Toyota: Hybrid auf der Vorderachse wäre nicht teurer
Auch beim aktuellen Toyota LMP1 werden die Vorderräder mit Elektro-Power angetrieben
In Sportwagen-WM (FIA WEC) herrscht an der Spitze des Feldes gerade gähnende Langeweile. Die beiden Toyota TS050 Hybrid fahren den privaten LMP1 von ENSO CLM, Dallara und Rebellion (Oreca) regelrecht um die Ohren. Beim abgelaufenen Rennen in Silverstone hatten die in Köln gebauten japanischen Boliden bereits in der ersten Rennstunde das gesamte Feld überrundet. Mehr zur Sache als auf der Strecke geht es aktuell jedoch hinter den Kulissen. Dort fighten die Hersteller untereinander bzw. mit FIA/ACO um das neue technische Reglement, welches ab 2020 die LMP1-Klasse ablösen soll.
Mit zu den größten Zankäpfeln zählt hierbei das Hybrid-System. Die Zusatz-Elektro-Power hat (abgesehen von einigen privaten Initiativen in den Jahren zuvor) 2012 ihr großes Rollout in der LMP1-Kategorie erfahren und soll auch in der Nachfolge-Klasse genutzt werden. Größter Hybrid-Verfechter ist natürlich Toyota. Verständlich: Der japanische Hersteller war bereits im Segment der Straßenautos ein Hybrid-Pionier und hat auch im Motorsport diesbezüglich Aufbauarbeit geleistet. «Wir möchten auf jeden Fall mit Hybrid weitermachen. Das war ja auch der Grund, warum wir 2012 in die Serie eingestiegen sind», macht John Litjens, der Chief Project Leader Race Cars der Toyota Motorsport GmbH, gegenüber SPEEDWEEK.com deutlich.

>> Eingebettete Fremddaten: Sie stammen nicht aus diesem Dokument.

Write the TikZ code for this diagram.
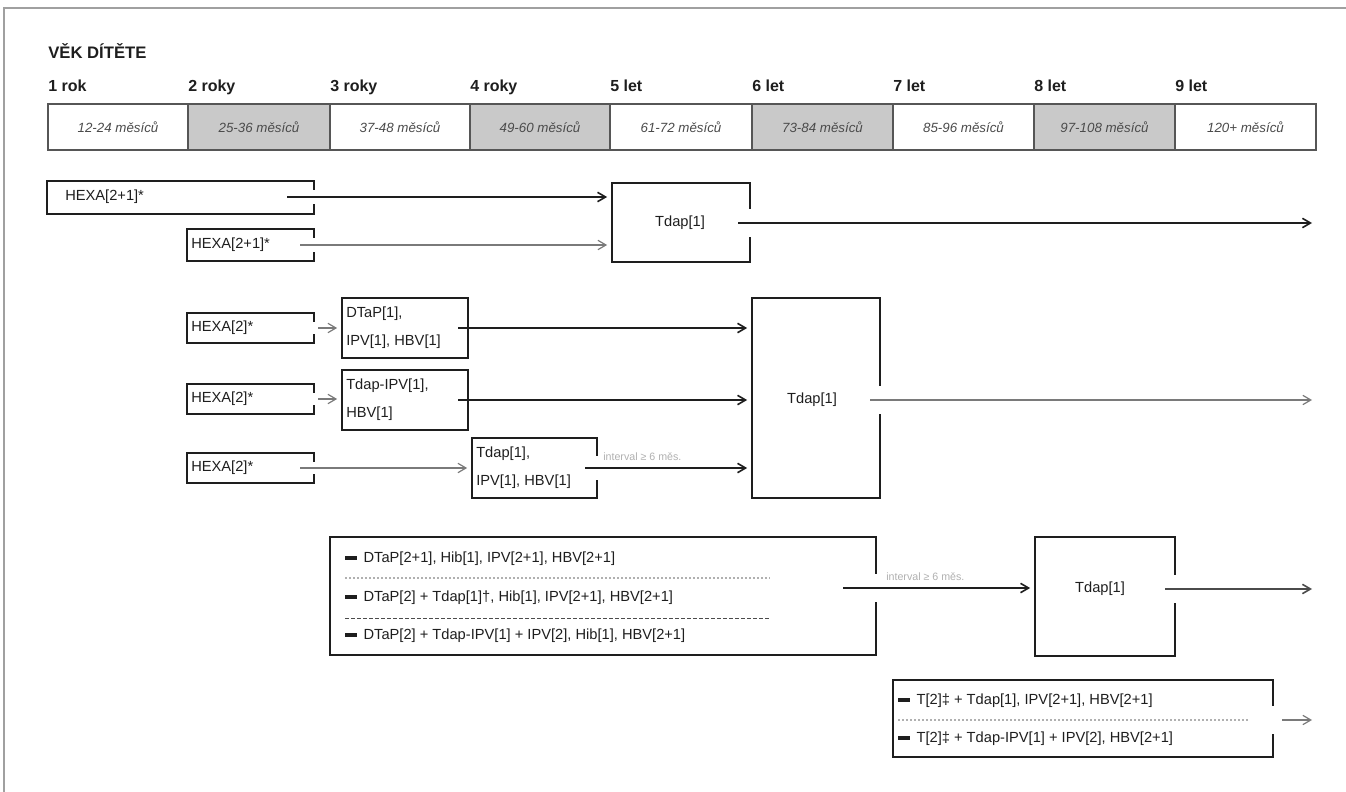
\documentclass[tikz,border=0pt]{standalone}
\usepackage{fontspec}
\setmainfont{Liberation Sans}
\usetikzlibrary{arrows.meta,fit}
\newcommand{\blt}{\rule[0.2em]{0.8em}{0.25em}\hspace{0.45em}}
\newcommand{\gapat}[3]{\fill[white] (#1-4,#2-#3) rectangle (#1+4,#2+#3);}
\definecolor{ink}{HTML}{1E1E1E}
\definecolor{lgray}{HTML}{7A7A7A}
\definecolor{cellg}{HTML}{C9C9C9}
\definecolor{frameg}{HTML}{A0A0A0}
\definecolor{labg}{HTML}{B0B0B0}
\tikzset{
 box/.style={draw=ink, line width=1.3pt, inner sep=0pt},
 boxtext/.style={inner sep=0pt, anchor=center, font=\fontsize{11}{13}\selectfont, text=ink},
 cell/.style={draw=ink!75, line width=1pt, inner sep=0pt},
 celltext/.style={inner sep=0pt, anchor=center, font=\fontsize{10}{12}\selectfont\itshape, text=ink!80},
 txt/.style={anchor=west, inner sep=0pt, font=\fontsize{11}{13}\selectfont, text=ink},
 twoline/.style={anchor=north west, inner sep=0pt, align=left, font=\fontsize{11}{21}\selectfont, text=ink},
 year/.style={anchor=base west, inner sep=0pt, font=\fontsize{12}{14}\selectfont\bfseries, text=ink},
 arrB/.style={draw=ink, line width=1.2pt, -{Straight Barb[length=6pt,width=7pt]}, shorten >=3pt},
 arrG/.style={draw=lgray, line width=0.9pt, -{Straight Barb[length=6pt,width=7pt]}, shorten >=3pt},
 sepdot/.style={draw=labg, line width=0.8pt, dash pattern=on 1.5pt off 1.5pt},
 sepdash/.style={draw=ink!80, line width=0.7pt, dash pattern=on 3pt off 1.5pt},
 lab/.style={inner sep=0pt, anchor=base west, font=\fontsize{8}{10}\selectfont, text=labg},
 frame/.style={draw=frameg, line width=1.2pt},
}
\begin{document}
\begin{tikzpicture}[x=0.75pt,y=-0.75pt]
\useasboundingbox (0,0) rectangle (1346,792);
\draw[frame] (4,792) -- (4,8) -- (1346,8);

% header
\node[year, font=\fontsize{12.5}{14}\selectfont\bfseries] (title) at (48,59) {VĚK DÍTĚTE};
\foreach \x/\t [count=\i] in {48/1 rok,188/2 roky,330/3 roky,470/4 roky,610/5 let,752/6 let,893/7 let,1034/8 let,1175/9 let}
 {\node[year] (yr\i) at (\x,92) {\t};}
\foreach \a/\b/\t/\f [count=\i] in {48/188/12-24 měsíců/white, 188/330/25-36 měsíců/cellg, 330/470/37-48 měsíců/white, 470/610/49-60 měsíců/cellg, 610/752/61-72 měsíců/white, 752/893/73-84 měsíců/cellg, 893/1034/85-96 měsíců/white, 1034/1175/97-108 měsíců/cellg, 1175/1316/120+ měsíců/white}
 {\node[cell, fill=\f, fit={(\a,104)(\b,150)}] (mo\i) {};
  \node[celltext] (mt\i) at (mo\i.center) {\t};}

% row 1
\node[box, fit={(47,181)(314,214)}] (h1) {};
\node[txt] (h1t) at (65,197) {HEXA[2+1]*};
\node[box, fit={(187,229)(314,261)}] (h2) {};
\node[txt] (h2t) at (191,245) {HEXA[2+1]*};
\node[box, fit={(612,183)(750,262)}] (tA) {};
\node[boxtext] (tAt) at (680,223) {Tdap[1]};
\gapat{314}{197}{7}
\gapat{314}{245}{7}
\gapat{750}{223}{14}
\coordinate (h1o) at (287,197);
\coordinate (h2o) at (300,245);
\coordinate (tAo) at (738,223);
\coordinate (endA) at (1316,223);
\draw[arrB] (h1o) -- (tA.west |- h1o);
\draw[arrG] (h2o) -- (tA.west |- h2o);
\draw[arrB] (tAo) -- (endA);

% row 2
\node[box, fit={(187,313)(314,343)}] (x1) {};
\node[txt] (x1t) at (191,328) {HEXA[2]*};
\node[box, fit={(187,384)(314,414)}] (x2) {};
\node[txt] (x2t) at (191,399) {HEXA[2]*};
\node[box, fit={(187,453)(314,483)}] (x3) {};
\node[txt] (x3t) at (191,468) {HEXA[2]*};
\gapat{314}{328}{6}
\gapat{314}{399}{6}
\gapat{314}{468}{6}
\node[box, fit={(342,298)(468,358)}] (d1) {};
\node[twoline] (d1t) at (346,307) {DTaP[1],\\IPV[1], HBV[1]};
\node[box, fit={(342,370)(468,430)}] (d2) {};
\node[twoline] (d2t) at (346,379) {Tdap-IPV[1],\\HBV[1]};
\node[box, fit={(472,438)(597,498)}] (d3) {};
\node[twoline] (d3t) at (476,447) {Tdap[1],\\IPV[1], HBV[1]};
\gapat{597}{468}{12}
\node[box, fit={(752,298)(880,498)}] (tB) {};
\node[boxtext] (tBt) at (812,400) {Tdap[1]};
\gapat{880}{400}{14}
\coordinate (x1o) at (318,328);
\coordinate (x2o) at (318,399);
\coordinate (x3o) at (300,468);
\draw[arrG] (x1o) -- (d1.west |- x1o);
\draw[arrG] (x2o) -- (d2.west |- x2o);
\draw[arrG] (x3o) -- (d3.west |- x3o);
\coordinate (d1o) at (458,328);
\coordinate (d2o) at (458,400);
\coordinate (d3o) at (585,468);
\draw[arrB] (d1o) -- (tB.west |- d1o);
\draw[arrB] (d2o) -- (tB.west |- d2o);
\draw[arrB] (d3o) -- (tB.west |- d3o);
\node[lab] (l1) at (603,460) {interval ≥ 6 měs.};
\coordinate (tBo) at (870,400);
\coordinate (endB) at (1316,400);
\draw[arrG] (tBo) -- (endB);

% row 3
\node[box, fit={(330,537)(876,655)}] (r3) {};
\node[txt] (r3a) at (345,559) {\blt DTaP[2+1], Hib[1], IPV[2+1], HBV[2+1]};
\node[txt] (r3b) at (345,598) {\blt DTaP[2] + Tdap[1]†, Hib[1], IPV[2+1], HBV[2+1]};
\node[txt] (r3c) at (345,636) {\blt DTaP[2] + Tdap-IPV[1] + IPV[2], Hib[1], HBV[2+1]};
\draw[sepdot] (345,578) -- (770,578);
\draw[sepdash] (345,618) -- (770,618);
\gapat{876}{588}{14}
\node[box, fit={(1035,537)(1175,656)}] (tC) {};
\node[boxtext] (tCt) at (1100,589) {Tdap[1]};
\gapat{1175}{589}{14}
\coordinate (r3o) at (843,588);
\draw[arrB] (r3o) -- (tC.west |- r3o);
\node[lab] (l2) at (886,580) {interval ≥ 6 měs.};
\coordinate (tCo) at (1165,589);
\coordinate (endC) at (1316,589);
\draw[arrB, draw=ink!80] (tCo) -- (endC);

% row 4
\node[box, fit={(893,680)(1273,757)}] (r4) {};
\node[txt] (r4a) at (898,701) {\blt T[2]‡ + Tdap[1], IPV[2+1], HBV[2+1]};
\node[txt] (r4b) at (898,739) {\blt T[2]‡ + Tdap-IPV[1] + IPV[2], HBV[2+1]};
\draw[sepdot] (898,720) -- (1250,720);
\gapat{1273}{720}{14}
\coordinate (r4o) at (1282,720);
\coordinate (endD) at (1316,720);
\draw[arrG] (r4o) -- (endD);
\end{tikzpicture}
\end{document}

Andere Hersteller teilen diese überschwängliche Begeisterung in Bezug auf die Elektro-Power nicht unbedingt in gleichem Maße. Immer wieder werden hier die Kosten als Hauptgrund genannt. Das sieht auch Toyota ein, weshalb die Japaner auch nicht mehr auf die hochkomplexen Systeme beharren, die in der aktuellen LMP1-Generation verbaut sind. Jedoch sperrt sich Toyota gegen klassenweit einheitliche Hybrid-Technik eines externen Zulieferers. «Grundsätzlich ist uns wichtig, dass wir kein Standard-System fahren sondern Toyota-Technologie verwenden», bleibt Rob Leupen (Geschäftsführer der Toyota Motorsport GmbH) hart.

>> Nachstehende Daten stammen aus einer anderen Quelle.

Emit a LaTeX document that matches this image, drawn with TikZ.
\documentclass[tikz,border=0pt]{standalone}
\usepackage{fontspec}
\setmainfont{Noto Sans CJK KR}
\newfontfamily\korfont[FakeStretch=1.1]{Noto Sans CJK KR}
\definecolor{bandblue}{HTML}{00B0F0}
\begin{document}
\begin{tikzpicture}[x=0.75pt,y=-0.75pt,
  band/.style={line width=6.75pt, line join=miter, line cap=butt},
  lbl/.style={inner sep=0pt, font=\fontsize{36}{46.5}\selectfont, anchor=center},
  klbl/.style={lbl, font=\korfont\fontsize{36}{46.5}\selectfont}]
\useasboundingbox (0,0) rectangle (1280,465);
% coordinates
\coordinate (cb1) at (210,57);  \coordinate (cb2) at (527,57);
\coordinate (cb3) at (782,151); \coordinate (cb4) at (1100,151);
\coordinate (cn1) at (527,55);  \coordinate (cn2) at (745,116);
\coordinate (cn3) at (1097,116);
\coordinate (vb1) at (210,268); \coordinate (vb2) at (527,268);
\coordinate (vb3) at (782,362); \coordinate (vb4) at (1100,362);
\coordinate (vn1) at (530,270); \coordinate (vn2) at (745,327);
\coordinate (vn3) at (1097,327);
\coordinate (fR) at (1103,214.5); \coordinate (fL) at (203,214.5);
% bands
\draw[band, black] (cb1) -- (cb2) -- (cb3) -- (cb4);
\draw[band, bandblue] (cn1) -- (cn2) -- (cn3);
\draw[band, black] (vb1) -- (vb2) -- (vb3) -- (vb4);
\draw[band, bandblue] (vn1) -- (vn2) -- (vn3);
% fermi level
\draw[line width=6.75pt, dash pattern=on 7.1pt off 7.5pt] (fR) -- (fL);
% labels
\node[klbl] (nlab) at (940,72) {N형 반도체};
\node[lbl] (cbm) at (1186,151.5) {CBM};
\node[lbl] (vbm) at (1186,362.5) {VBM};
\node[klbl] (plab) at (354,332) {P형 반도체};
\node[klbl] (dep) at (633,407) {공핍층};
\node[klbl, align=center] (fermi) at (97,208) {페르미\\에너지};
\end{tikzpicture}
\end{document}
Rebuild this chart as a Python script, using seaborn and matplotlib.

«Für uns ist ein Hybrid-System ein Toyota-System und das wird in der Regel über die Bremsen zurückgewonnen. Somit haben wir eine ganz starke Präferenz, dass es vorne kommt», ergänzt Leupen. Ein Hybrid-System auf der Vorderachse würde im Umkehrschluss aber auch wieder Prototypen mit (zumindest zeitweisem) Allradabtrieb bedingen, da der obligatorische Verbrennungsmotor ja bekanntlich die Hinterräder antreibt. Diese Ideologie wird im Sportwagen-Paddock weitläufig jedoch als Kostentreiber identifiziert.

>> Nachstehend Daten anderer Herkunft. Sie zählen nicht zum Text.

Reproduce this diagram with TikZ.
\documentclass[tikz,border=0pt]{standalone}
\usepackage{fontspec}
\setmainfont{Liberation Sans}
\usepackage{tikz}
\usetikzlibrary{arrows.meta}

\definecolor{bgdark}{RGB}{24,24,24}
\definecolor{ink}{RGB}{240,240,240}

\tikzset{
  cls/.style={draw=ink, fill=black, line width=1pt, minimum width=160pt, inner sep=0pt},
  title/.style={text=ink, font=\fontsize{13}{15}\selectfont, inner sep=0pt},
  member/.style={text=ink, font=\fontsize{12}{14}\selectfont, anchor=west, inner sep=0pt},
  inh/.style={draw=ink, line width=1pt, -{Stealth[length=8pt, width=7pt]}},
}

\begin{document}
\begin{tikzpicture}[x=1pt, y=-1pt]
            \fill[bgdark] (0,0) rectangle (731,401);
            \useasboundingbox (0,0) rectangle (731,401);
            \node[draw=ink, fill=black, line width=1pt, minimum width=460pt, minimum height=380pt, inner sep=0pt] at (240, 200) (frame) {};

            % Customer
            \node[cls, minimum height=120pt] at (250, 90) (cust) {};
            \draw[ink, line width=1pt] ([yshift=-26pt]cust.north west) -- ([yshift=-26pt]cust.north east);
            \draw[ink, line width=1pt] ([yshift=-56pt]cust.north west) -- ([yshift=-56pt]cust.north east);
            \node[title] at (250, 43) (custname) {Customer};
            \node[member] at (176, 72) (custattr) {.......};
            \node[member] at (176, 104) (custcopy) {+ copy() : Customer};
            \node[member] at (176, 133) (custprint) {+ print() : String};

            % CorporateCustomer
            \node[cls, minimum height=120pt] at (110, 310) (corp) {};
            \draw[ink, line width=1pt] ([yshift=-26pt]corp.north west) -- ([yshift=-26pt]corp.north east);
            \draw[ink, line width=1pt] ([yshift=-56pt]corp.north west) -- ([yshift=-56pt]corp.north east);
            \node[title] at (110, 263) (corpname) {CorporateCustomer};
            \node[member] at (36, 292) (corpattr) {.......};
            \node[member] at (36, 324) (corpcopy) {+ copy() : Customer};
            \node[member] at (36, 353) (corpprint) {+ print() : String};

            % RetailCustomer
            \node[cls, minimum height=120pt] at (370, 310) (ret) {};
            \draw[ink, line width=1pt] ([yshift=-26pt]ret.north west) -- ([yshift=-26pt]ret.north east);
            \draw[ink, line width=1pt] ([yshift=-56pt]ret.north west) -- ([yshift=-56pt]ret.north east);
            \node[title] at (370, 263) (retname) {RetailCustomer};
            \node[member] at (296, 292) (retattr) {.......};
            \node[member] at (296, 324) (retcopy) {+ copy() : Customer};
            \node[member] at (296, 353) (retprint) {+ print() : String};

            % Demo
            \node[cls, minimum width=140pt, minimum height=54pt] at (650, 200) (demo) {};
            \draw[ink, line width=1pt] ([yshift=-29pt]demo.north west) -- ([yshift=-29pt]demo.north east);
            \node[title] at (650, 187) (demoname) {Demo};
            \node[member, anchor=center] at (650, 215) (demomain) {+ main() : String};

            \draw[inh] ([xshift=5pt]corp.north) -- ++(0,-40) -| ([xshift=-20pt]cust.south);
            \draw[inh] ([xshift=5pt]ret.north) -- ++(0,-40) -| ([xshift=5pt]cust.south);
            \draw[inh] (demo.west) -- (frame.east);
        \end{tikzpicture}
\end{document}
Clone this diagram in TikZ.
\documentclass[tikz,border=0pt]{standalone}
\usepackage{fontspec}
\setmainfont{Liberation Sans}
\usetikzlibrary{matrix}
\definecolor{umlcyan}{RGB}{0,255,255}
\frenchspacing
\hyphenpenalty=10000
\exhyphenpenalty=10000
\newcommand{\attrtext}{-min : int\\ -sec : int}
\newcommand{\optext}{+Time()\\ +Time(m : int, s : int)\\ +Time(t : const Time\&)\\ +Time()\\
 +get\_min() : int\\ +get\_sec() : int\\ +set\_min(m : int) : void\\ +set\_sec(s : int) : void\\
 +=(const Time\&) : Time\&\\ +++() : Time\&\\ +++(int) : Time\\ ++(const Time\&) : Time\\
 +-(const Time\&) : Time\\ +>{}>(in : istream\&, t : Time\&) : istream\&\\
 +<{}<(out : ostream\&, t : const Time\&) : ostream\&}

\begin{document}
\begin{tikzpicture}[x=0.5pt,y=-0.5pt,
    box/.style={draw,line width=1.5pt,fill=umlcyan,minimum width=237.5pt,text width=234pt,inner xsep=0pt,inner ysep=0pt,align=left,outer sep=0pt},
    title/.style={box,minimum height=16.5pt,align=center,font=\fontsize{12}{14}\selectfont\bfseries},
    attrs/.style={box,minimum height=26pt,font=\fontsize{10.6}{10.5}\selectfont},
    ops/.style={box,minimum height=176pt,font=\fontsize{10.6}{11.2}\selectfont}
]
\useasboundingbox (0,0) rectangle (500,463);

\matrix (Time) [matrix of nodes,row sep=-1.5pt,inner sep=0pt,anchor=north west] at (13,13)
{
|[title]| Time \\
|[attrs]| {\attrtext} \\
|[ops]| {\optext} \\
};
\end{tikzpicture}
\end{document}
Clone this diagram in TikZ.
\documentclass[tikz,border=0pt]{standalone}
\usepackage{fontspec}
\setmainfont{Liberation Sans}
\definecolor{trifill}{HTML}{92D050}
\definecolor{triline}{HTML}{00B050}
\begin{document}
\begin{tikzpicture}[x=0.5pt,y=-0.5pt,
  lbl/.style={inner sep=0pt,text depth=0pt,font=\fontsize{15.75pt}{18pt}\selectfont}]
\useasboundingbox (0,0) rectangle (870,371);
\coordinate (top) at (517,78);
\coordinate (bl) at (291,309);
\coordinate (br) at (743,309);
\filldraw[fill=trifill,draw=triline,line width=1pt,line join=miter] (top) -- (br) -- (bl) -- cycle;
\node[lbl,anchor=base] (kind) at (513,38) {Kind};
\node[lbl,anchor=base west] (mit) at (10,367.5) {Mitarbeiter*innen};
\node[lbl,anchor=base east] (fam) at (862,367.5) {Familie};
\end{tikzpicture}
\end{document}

Toyota sieht das anderes und möchte dieses Vorurteil sogar aus der Welt schafften. «Wenn man komplett bei Null beginnt, ein Auto aufzubauen, dann denke ich, dass ein Hybrid-System mit Frontantrieb nicht teurer ist als mit Heckantrieb. Außerdem ist das Potential Energie zurückzugewinnen auf der Vorderachse viel höher als auf der Hinterachse», stellt John Litjens klar. Toyota versucht aktuell gerade, auch die anderen Stakeholder von der Front-Hybrid-Idee zu begeistern. Inwiefern das gelingt, wird die nähere Zukunft zeigen.